§ **DATA ENTRIES**:
□ □ □ □ □ □ □

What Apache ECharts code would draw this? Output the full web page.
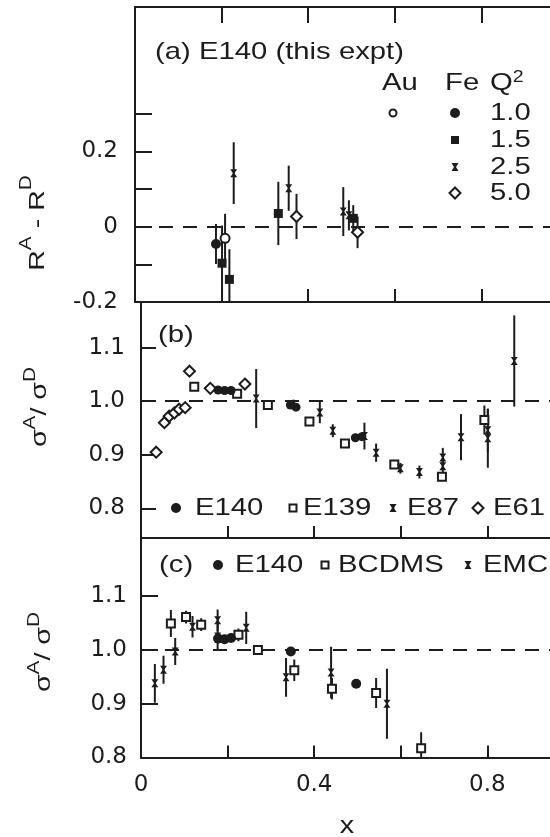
<!DOCTYPE html>
<html><head><meta charset="utf-8">
<script src="https://cdn.jsdelivr.net/npm/echarts@6/dist/echarts.min.js"></script>
<style>html,body{margin:0;padding:0;background:#fff}#c{width:550px;height:837px}</style>
</head><body><div id="c"></div>
<script>
// ================= DATA =================
// every point: [x, value, error]
// Panel (a): R^A - R^D from E140
const aAuQ10 = [[0.208, -0.031, 0.065]];
const aFeQ10 = [[0.187, -0.046, 0.053]];
const aFeQ15 = [[0.201, -0.097, 0.10], [0.218, -0.140, 0.08], [0.331, 0.035, 0.084], [0.504, 0.022, 0.035]];
const aFeQ25 = [[0.228, 0.142, 0.082], [0.355, 0.102, 0.06], [0.481, 0.040, 0.065], [0.494, 0.030, 0.04]];
const aFeQ50 = [[0.373, 0.027, 0.06], [0.514, -0.015, 0.042]];

// Panel (b): sigma_A / sigma_D  (SLAC experiments)
const bE140 = [[0.178, 1.021, 0.004], [0.193, 1.020, 0.004], [0.208, 1.020, 0.004], [0.345, 0.993, 0.004], [0.358, 0.989, 0.004], [0.495, 0.932, 0.004], [0.510, 0.934, 0.004]];
const bE139 = [[0.123, 1.027, 0.008], [0.222, 1.014, 0.008], [0.293, 0.993, 0.008], [0.389, 0.962, 0.008], [0.471, 0.921, 0.006], [0.585, 0.882, 0.006], [0.695, 0.859, 0.008], [0.793, 0.965, 0.027]];
const bE87 = [[0.266, 1.005, 0.055], [0.352, 0.995, 0.008], [0.413, 0.979, 0.02], [0.443, 0.945, 0.012], [0.516, 0.935, 0.025], [0.543, 0.904, 0.017], [0.599, 0.875, 0.01], [0.643, 0.868, 0.012], [0.697, 0.895, 0.018], [0.697, 0.879, 0.012], [0.739, 0.933, 0.043], [0.801, 0.946, 0.04], [0.801, 0.931, 0.055], [0.862, 1.075, 0.085]];
const bE61 = [[0.035, 0.905, 0.008], [0.054, 0.960, 0.008], [0.065, 0.972, 0.008], [0.077, 0.978, 0.008], [0.088, 0.985, 0.008], [0.102, 0.988, 0.008], [0.112, 1.056, 0.008], [0.160, 1.024, 0.006], [0.240, 1.032, 0.008]];

// Panel (c): sigma_A / sigma_D  (E140 vs muon data)
const cE140 = [[0.178, 1.021, 0.004], [0.193, 1.020, 0.004], [0.208, 1.022, 0.004], [0.346, 0.997, 0.004], [0.497, 0.937, 0.004]];
const cBCDMS = [[0.069, 1.049, 0.025], [0.104, 1.061, 0.012], [0.139, 1.047, 0.012], [0.225, 1.028, 0.012], [0.270, 1.000, 0.008], [0.354, 0.962, 0.02], [0.441, 0.928, 0.02], [0.543, 0.920, 0.028], [0.647, 0.817, 0.03]];
const cEMC = [[0.032, 0.938, 0.036], [0.052, 0.963, 0.026], [0.079, 0.997, 0.025], [0.119, 1.043, 0.02], [0.177, 1.055, 0.02], [0.177, 1.025, 0.025], [0.243, 1.041, 0.03], [0.335, 0.949, 0.036], [0.439, 0.958, 0.048], [0.568, 0.900, 0.065]];

// axes
const xMin = 0;
const xTicks = [0.2, 0.4, 0.6, 0.8];
const xTickLabels = [0, 0.4, 0.8];
const yRanges = [[-0.2, 0.583], [0.745, 1.185], [0.8, 1.209]];
const yTicks = [[-0.1, 0, 0.1, 0.2, 0.3], [0.8, 0.9, 1.0, 1.1], [0.9, 1.0, 1.1]];
const yTickLabels = [[-0.2, 0, 0.2], [0.8, 0.9, 1.0, 1.1], [0.8, 0.9, 1.0, 1.1]];
const refLines = [0, 1.0, 1.0];

// ================= STYLE / LAYOUT =================
const INK = '#1c1c1c';
const LFONT = 'DejaVu Sans';
const TFONT = 'Liberation Sans';
const SX = 1.22;
const W = 550;
const PX_PER_UNIT = 433;   // pixels per unit of x (the frame continues past the right edge)

const chart = echarts.init(document.getElementById('c'), null, {renderer: 'canvas'});

const gridBoxes = [
  {left: 135, top: 7, height: 295},
  {left: 141, top: 302, height: 236},
  {left: 141, top: 537.5, height: 220}
];
const grids = gridBoxes.map(g => ({left: g.left, top: g.top, height: g.height, width: W - g.left, show: false, containLabel: false}));
const xMaxes = gridBoxes.map(g => xMin + (W - g.left) / PX_PER_UNIT);

function xAx(grid, pos, tickLen, labels) {
  return {
    type: 'value', gridIndex: grid, position: pos, min: xMin, max: xMaxes[grid],
    axisLine: {show: true, onZero: false, lineStyle: {color: INK, width: 2}},
    axisTick: {show: true, inside: true, length: tickLen, customValues: xTicks, lineStyle: {color: INK, width: 2}},
    axisLabel: labels ? {show: true, customValues: xTickLabels, margin: 16, color: INK, fontFamily: LFONT, fontSize: 23,
      formatter: v => v === 0 ? '0' : v.toFixed(1)} : {show: false},
    splitLine: {show: false}
  };
}
const xAxes = [xAx(0, 'bottom', 13, false), xAx(0, 'top', 16, false), xAx(1, 'bottom', 12, false), xAx(2, 'bottom', 12, true)];

const yMargins = [17, 16, 14];
const yTickLens = [17, 15, 17];
const yAxes = [0, 1, 2].map(i => ({
  type: 'value', gridIndex: i, min: yRanges[i][0], max: yRanges[i][1],
  axisLine: {show: true, onZero: false, lineStyle: {color: INK, width: 2}},
  axisTick: {show: true, inside: true, length: yTickLens[i], customValues: yTicks[i], lineStyle: {color: INK, width: 2}},
  axisLabel: {show: true, customValues: yTickLabels[i], margin: yMargins[i], color: INK, fontFamily: LFONT, fontSize: 23,
    formatter: v => (i === 0 && Math.abs(v) < 1e-9) ? '0' : v.toFixed(1)},
  splitLine: {show: false}
}));

const HOUR = 'path://M0,0L10,0L6,5L10,10L0,10L4,5Z';

function errSeries(data, xi, yi) {
  return {
    type: 'custom', xAxisIndex: xi, yAxisIndex: yi, data: data, clip: true, silent: true, z: 2,
    encode: {x: 0, y: 1},
    renderItem: function (params, api) {
      const x = api.value(0), y = api.value(1), e = api.value(2);
      if (!(e > 0.006)) return null;
      const p1 = api.coord([x, y - e]), p2 = api.coord([x, y + e]);
      return {type: 'line', shape: {x1: p1[0], y1: p1[1], x2: p2[0], y2: p2[1]}, style: {stroke: INK, lineWidth: 2}};
    }
  };
}
function pts(data, xi, yi, symbol, size, filled, extra) {
  return Object.assign({
    type: 'scatter', xAxisIndex: xi, yAxisIndex: yi, data: data, symbol: symbol, symbolSize: size,
    silent: true, z: 3, clip: true,
    itemStyle: filled ? {color: INK, opacity: 1} : {color: '#fff', borderColor: INK, borderWidth: 2, opacity: 1}
  }, extra || {});
}
function ref(v) {
  return {markLine: {silent: true, symbol: ['none', 'none'], label: {show: false}, animation: false,
    lineStyle: {color: INK, width: 2, type: [14, 10]}, data: [{yAxis: v}]}};
}

const series = [];
// panel a
[aAuQ10, aFeQ10, aFeQ15, aFeQ25, aFeQ50].forEach(d => series.push(errSeries(d, 0, 0)));
series.push(pts(aFeQ10, 0, 0, 'circle', 10, true, ref(refLines[0])));
series.push(pts(aAuQ10, 0, 0, 'circle', 9, false));
series.push(pts(aFeQ15, 0, 0, 'rect', 9, true));
series.push(pts(aFeQ25, 0, 0, HOUR, [7, 8], true));
series.push(pts(aFeQ50, 0, 0, 'diamond', [11, 11], false));
// panel b
[bE140, bE139, bE87, bE61].forEach(d => series.push(errSeries(d, 2, 1)));
series.push(pts(bE61, 2, 1, 'diamond', [11, 11], false, ref(refLines[1])));
series.push(pts(bE139, 2, 1, 'rect', 8, false));
series.push(pts(bE87, 2, 1, HOUR, [7, 8], true));
series.push(pts(bE140, 2, 1, 'circle', 9, true));
// panel c
[cE140, cBCDMS, cEMC].forEach(d => series.push(errSeries(d, 3, 2)));
series.push(pts(cBCDMS, 3, 2, 'rect', 8, false, ref(refLines[2])));
series.push(pts(cEMC, 3, 2, HOUR, [7, 8], true));
series.push(pts(cE140, 3, 2, 'circle', 10, true));

// ---------- annotation text & legend keys ----------
function T(x, y, text, size, opts) {
  opts = opts || {};
  return {
    type: 'text', x: x, y: y, rotation: opts.rot || 0, scaleX: opts.sx || SX, scaleY: opts.sy || 1, z: 20,
    style: {text: text, fontFamily: TFONT, fontSize: size, fill: INK,
      textAlign: opts.align || 'left', textVerticalAlign: 'middle', verticalAlign: 'middle',
      rich: opts.rich}
  };
}
function supRich(size, pad) { return {s: {fontFamily: TFONT, fontSize: size, fill: INK, padding: [0, 0, pad, 0]}}; }
function dot(cx, cy, r, filled) { return {type: 'circle', z: 20, shape: {cx: cx, cy: cy, r: r}, style: filled ? {fill: INK} : {fill: '#fff', stroke: INK, lineWidth: 2}}; }
function sq(cx, cy, s, filled) { return {type: 'rect', z: 20, shape: {x: cx - s / 2, y: cy - s / 2, width: s, height: s}, style: filled ? {fill: INK} : {fill: '#fff', stroke: INK, lineWidth: 2}}; }
function dia(cx, cy, s) { return {type: 'polygon', z: 20, shape: {points: [[cx, cy - s], [cx + s, cy], [cx, cy + s], [cx - s, cy]]}, style: {fill: '#fff', stroke: INK, lineWidth: 2}}; }
function hour(cx, cy) { return {type: 'polygon', z: 20, shape: {points: [[cx - 3.5, cy - 4], [cx + 3.5, cy - 4], [cx + 1, cy], [cx + 3.5, cy + 4], [cx - 3.5, cy + 4], [cx - 1, cy]]}, style: {fill: INK}}; }

const graphics = [
  // panel (a)
  T(155, 52, '(a) E140 (this expt)', 24),
  T(382, 83, 'Au', 24), T(445, 83, 'Fe', 24),
  T(490, 83, 'Q{s|2}', 24, {rich: supRich(16, 10)}),
  T(490, 113, '1.0', 24), T(490, 140, '1.5', 24), T(490, 167, '2.5', 24), T(490, 193, '5.0', 24),
  dot(393, 113, 3.5, false), dot(455, 113, 5, true), sq(455, 140, 8, true), hour(455, 167), dia(455, 193, 5.5),
  // panel (b)
  T(158, 335, '(b)', 24),
  dot(176, 508, 5, true), T(195, 508, 'E140', 24),
  sq(293, 508, 7, false), T(303, 508, 'E139', 24),
  hour(393, 508), T(407, 508, 'E87', 24),
  dia(478, 508, 5.5), T(493, 508, 'E61', 24),
  // panel (c)
  T(159, 565, '(c)', 24),
  dot(218, 565, 5, true), T(235, 565, 'E140', 24),
  sq(325, 565, 7, false), T(338, 565, 'BCDMS', 24),
  hour(468, 565), T(483, 565, 'EMC', 24),
  // axis titles
  T(347, 826, 'x', 24, {align: 'center', sx: 1.2}),
  T(38, 223, 'R{s|A} - R{s|D}', 22, {align: 'center', rot: Math.PI / 2, sx: 1.3, rich: supRich(16, 22)}),
  T(40, 407, 'σ{s|A}/ σ{s|D}', 22, {align: 'center', rot: Math.PI / 2, sx: 1.3, rich: supRich(16, 18)}),
  T(44, 652, 'σ{s|A}/ σ{s|D}', 22, {align: 'center', rot: Math.PI / 2, sx: 1.3, rich: supRich(16, 18)})
];

chart.setOption({
  animation: false,
  backgroundColor: '#fff',
  grid: grids,
  xAxis: xAxes,
  yAxis: yAxes,
  series: series,
  graphic: {elements: graphics}
});
</script></body></html>
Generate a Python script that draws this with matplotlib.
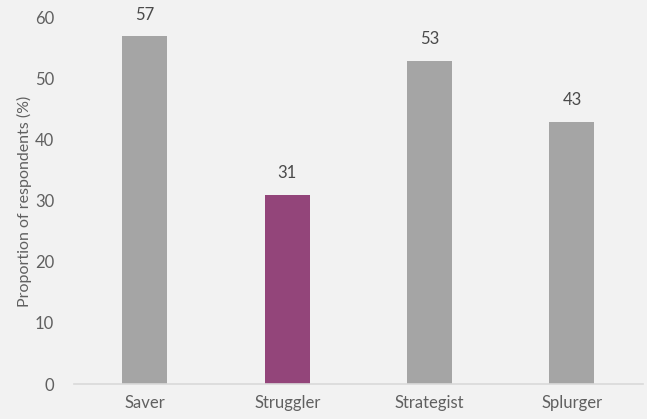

□ □ □ □ □ □ □

§ **WHAT YOU ARE ASKED TO DO**:
Leave out the pictures and repeat the lines from the start of the material through the line with "const aFeQ50 = [[0.373, 0.027, 0.06], [0.514, -0.015, 0.042]];", inclusive.

§ **RESULT OF THIS TASK**:
What Apache ECharts code would draw this? Output the full web page.
<!DOCTYPE html>
<html><head><meta charset="utf-8">
<script src="https://cdn.jsdelivr.net/npm/echarts@6/dist/echarts.min.js"></script>
<style>html,body{margin:0;padding:0;background:#fff}#c{width:550px;height:837px}</style>
</head><body><div id="c"></div>
<script>
// ================= DATA =================
// every point: [x, value, error]
// Panel (a): R^A - R^D from E140
const aAuQ10 = [[0.208, -0.031, 0.065]];
const aFeQ10 = [[0.187, -0.046, 0.053]];
const aFeQ15 = [[0.201, -0.097, 0.10], [0.218, -0.140, 0.08], [0.331, 0.035, 0.084], [0.504, 0.022, 0.035]];
const aFeQ25 = [[0.228, 0.142, 0.082], [0.355, 0.102, 0.06], [0.481, 0.040, 0.065], [0.494, 0.030, 0.04]];
const aFeQ50 = [[0.373, 0.027, 0.06], [0.514, -0.015, 0.042]];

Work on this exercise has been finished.